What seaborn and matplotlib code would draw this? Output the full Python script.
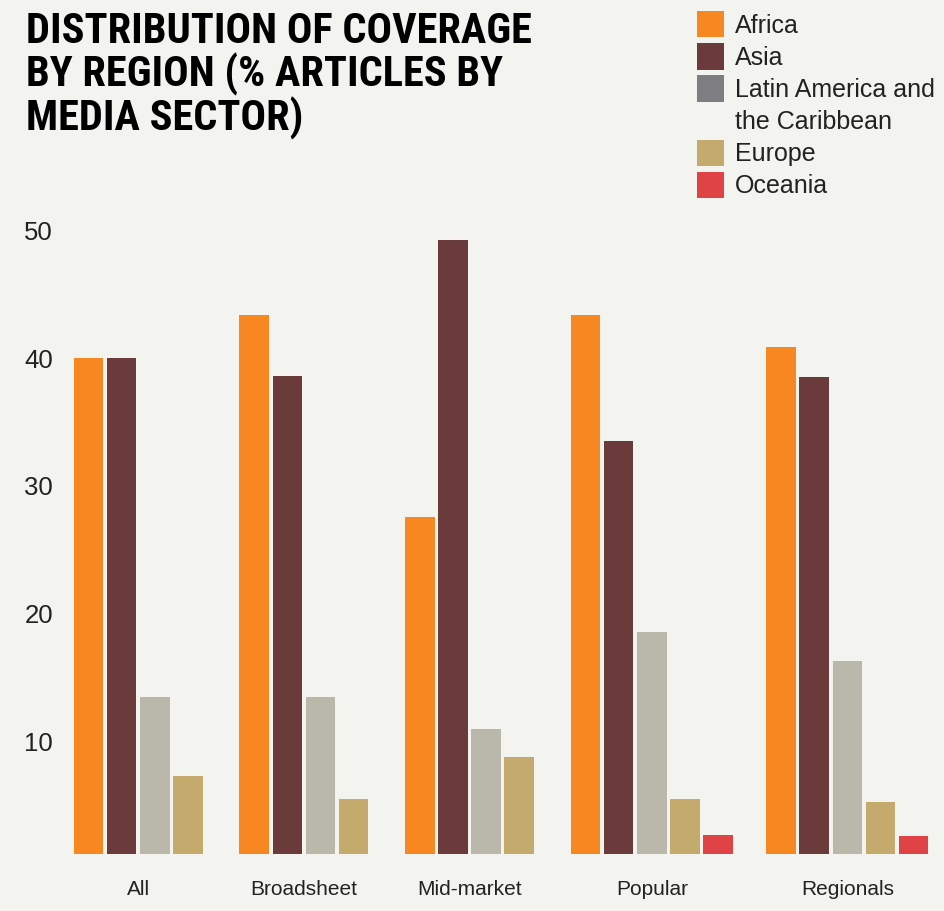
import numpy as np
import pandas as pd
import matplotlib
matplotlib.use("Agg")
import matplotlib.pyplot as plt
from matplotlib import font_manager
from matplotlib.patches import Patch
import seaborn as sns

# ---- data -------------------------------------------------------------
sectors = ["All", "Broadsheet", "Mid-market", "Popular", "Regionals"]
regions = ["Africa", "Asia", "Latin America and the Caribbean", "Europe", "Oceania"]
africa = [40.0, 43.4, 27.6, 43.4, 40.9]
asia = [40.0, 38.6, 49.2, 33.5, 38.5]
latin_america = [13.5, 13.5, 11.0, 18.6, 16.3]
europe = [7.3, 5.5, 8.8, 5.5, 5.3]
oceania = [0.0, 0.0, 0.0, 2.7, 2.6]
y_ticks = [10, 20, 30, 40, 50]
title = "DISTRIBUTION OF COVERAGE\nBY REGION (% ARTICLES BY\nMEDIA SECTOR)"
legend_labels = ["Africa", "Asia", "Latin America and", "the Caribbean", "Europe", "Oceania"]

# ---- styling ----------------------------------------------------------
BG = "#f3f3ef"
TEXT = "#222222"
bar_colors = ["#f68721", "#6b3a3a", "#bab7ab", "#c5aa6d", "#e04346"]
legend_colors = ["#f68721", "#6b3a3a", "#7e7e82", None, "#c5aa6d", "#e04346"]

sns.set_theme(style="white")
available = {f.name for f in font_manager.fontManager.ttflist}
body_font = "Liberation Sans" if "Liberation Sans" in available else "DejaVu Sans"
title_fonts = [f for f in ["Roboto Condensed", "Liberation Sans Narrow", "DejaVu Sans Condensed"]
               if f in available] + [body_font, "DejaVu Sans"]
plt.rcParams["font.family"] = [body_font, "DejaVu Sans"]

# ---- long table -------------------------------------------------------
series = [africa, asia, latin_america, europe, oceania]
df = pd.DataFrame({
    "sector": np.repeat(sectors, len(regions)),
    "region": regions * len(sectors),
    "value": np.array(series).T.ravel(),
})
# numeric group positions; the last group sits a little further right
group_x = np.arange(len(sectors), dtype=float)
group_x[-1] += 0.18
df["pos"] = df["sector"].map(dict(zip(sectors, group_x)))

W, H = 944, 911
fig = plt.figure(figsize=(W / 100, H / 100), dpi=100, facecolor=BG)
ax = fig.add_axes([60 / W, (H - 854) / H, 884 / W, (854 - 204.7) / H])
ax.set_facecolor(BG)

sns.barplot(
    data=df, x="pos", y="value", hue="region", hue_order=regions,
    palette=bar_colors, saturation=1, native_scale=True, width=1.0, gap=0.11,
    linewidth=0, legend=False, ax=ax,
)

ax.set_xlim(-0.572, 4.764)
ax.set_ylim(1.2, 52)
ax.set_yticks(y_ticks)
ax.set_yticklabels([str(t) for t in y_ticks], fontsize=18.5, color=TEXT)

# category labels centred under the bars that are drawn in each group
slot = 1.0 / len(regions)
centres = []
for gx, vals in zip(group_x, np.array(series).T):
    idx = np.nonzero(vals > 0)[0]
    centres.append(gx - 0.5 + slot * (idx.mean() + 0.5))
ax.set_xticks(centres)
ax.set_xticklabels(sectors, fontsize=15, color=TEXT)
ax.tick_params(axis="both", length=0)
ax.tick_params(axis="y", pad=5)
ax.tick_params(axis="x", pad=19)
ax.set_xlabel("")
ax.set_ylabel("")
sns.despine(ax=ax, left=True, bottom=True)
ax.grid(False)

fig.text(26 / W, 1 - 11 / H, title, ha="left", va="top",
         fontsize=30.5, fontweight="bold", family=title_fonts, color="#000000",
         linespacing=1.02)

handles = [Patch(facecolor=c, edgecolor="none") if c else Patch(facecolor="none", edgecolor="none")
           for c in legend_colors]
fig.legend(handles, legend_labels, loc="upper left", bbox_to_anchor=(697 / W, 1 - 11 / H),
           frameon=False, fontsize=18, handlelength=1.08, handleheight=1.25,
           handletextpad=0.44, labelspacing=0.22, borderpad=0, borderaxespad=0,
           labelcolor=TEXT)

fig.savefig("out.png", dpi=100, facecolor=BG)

* * * *

**Directions for this task**
Skip the pictures, then retype every line above exactly.

**Problem solution**
What seaborn and matplotlib code would draw this? Output the full Python script.
import numpy as np
import pandas as pd
import matplotlib
matplotlib.use("Agg")
import matplotlib.pyplot as plt
from matplotlib import font_manager
from matplotlib.patches import Patch
import seaborn as sns

# ---- data -------------------------------------------------------------
sectors = ["All", "Broadsheet", "Mid-market", "Popular", "Regionals"]
regions = ["Africa", "Asia", "Latin America and the Caribbean", "Europe", "Oceania"]
africa = [40.0, 43.4, 27.6, 43.4, 40.9]
asia = [40.0, 38.6, 49.2, 33.5, 38.5]
latin_america = [13.5, 13.5, 11.0, 18.6, 16.3]
europe = [7.3, 5.5, 8.8, 5.5, 5.3]
oceania = [0.0, 0.0, 0.0, 2.7, 2.6]
y_ticks = [10, 20, 30, 40, 50]
title = "DISTRIBUTION OF COVERAGE\nBY REGION (% ARTICLES BY\nMEDIA SECTOR)"
legend_labels = ["Africa", "Asia", "Latin America and", "the Caribbean", "Europe", "Oceania"]

# ---- styling ----------------------------------------------------------
BG = "#f3f3ef"
TEXT = "#222222"
bar_colors = ["#f68721", "#6b3a3a", "#bab7ab", "#c5aa6d", "#e04346"]
legend_colors = ["#f68721", "#6b3a3a", "#7e7e82", None, "#c5aa6d", "#e04346"]

sns.set_theme(style="white")
available = {f.name for f in font_manager.fontManager.ttflist}
body_font = "Liberation Sans" if "Liberation Sans" in available else "DejaVu Sans"
title_fonts = [f for f in ["Roboto Condensed", "Liberation Sans Narrow", "DejaVu Sans Condensed"]
               if f in available] + [body_font, "DejaVu Sans"]
plt.rcParams["font.family"] = [body_font, "DejaVu Sans"]

# ---- long table -------------------------------------------------------
series = [africa, asia, latin_america, europe, oceania]
df = pd.DataFrame({
    "sector": np.repeat(sectors, len(regions)),
    "region": regions * len(sectors),
    "value": np.array(series).T.ravel(),
})
# numeric group positions; the last group sits a little further right
group_x = np.arange(len(sectors), dtype=float)
group_x[-1] += 0.18
df["pos"] = df["sector"].map(dict(zip(sectors, group_x)))

W, H = 944, 911
fig = plt.figure(figsize=(W / 100, H / 100), dpi=100, facecolor=BG)
ax = fig.add_axes([60 / W, (H - 854) / H, 884 / W, (854 - 204.7) / H])
ax.set_facecolor(BG)

sns.barplot(
    data=df, x="pos", y="value", hue="region", hue_order=regions,
    palette=bar_colors, saturation=1, native_scale=True, width=1.0, gap=0.11,
    linewidth=0, legend=False, ax=ax,
)

ax.set_xlim(-0.572, 4.764)
ax.set_ylim(1.2, 52)
ax.set_yticks(y_ticks)
ax.set_yticklabels([str(t) for t in y_ticks], fontsize=18.5, color=TEXT)

# category labels centred under the bars that are drawn in each group
slot = 1.0 / len(regions)
centres = []
for gx, vals in zip(group_x, np.array(series).T):
    idx = np.nonzero(vals > 0)[0]
    centres.append(gx - 0.5 + slot * (idx.mean() + 0.5))
ax.set_xticks(centres)
ax.set_xticklabels(sectors, fontsize=15, color=TEXT)
ax.tick_params(axis="both", length=0)
ax.tick_params(axis="y", pad=5)
ax.tick_params(axis="x", pad=19)
ax.set_xlabel("")
ax.set_ylabel("")
sns.despine(ax=ax, left=True, bottom=True)
ax.grid(False)

fig.text(26 / W, 1 - 11 / H, title, ha="left", va="top",
         fontsize=30.5, fontweight="bold", family=title_fonts, color="#000000",
         linespacing=1.02)

handles = [Patch(facecolor=c, edgecolor="none") if c else Patch(facecolor="none", edgecolor="none")
           for c in legend_colors]
fig.legend(handles, legend_labels, loc="upper left", bbox_to_anchor=(697 / W, 1 - 11 / H),
           frameon=False, fontsize=18, handlelength=1.08, handleheight=1.25,
           handletextpad=0.44, labelspacing=0.22, borderpad=0, borderaxespad=0,
           labelcolor=TEXT)

fig.savefig("out.png", dpi=100, facecolor=BG)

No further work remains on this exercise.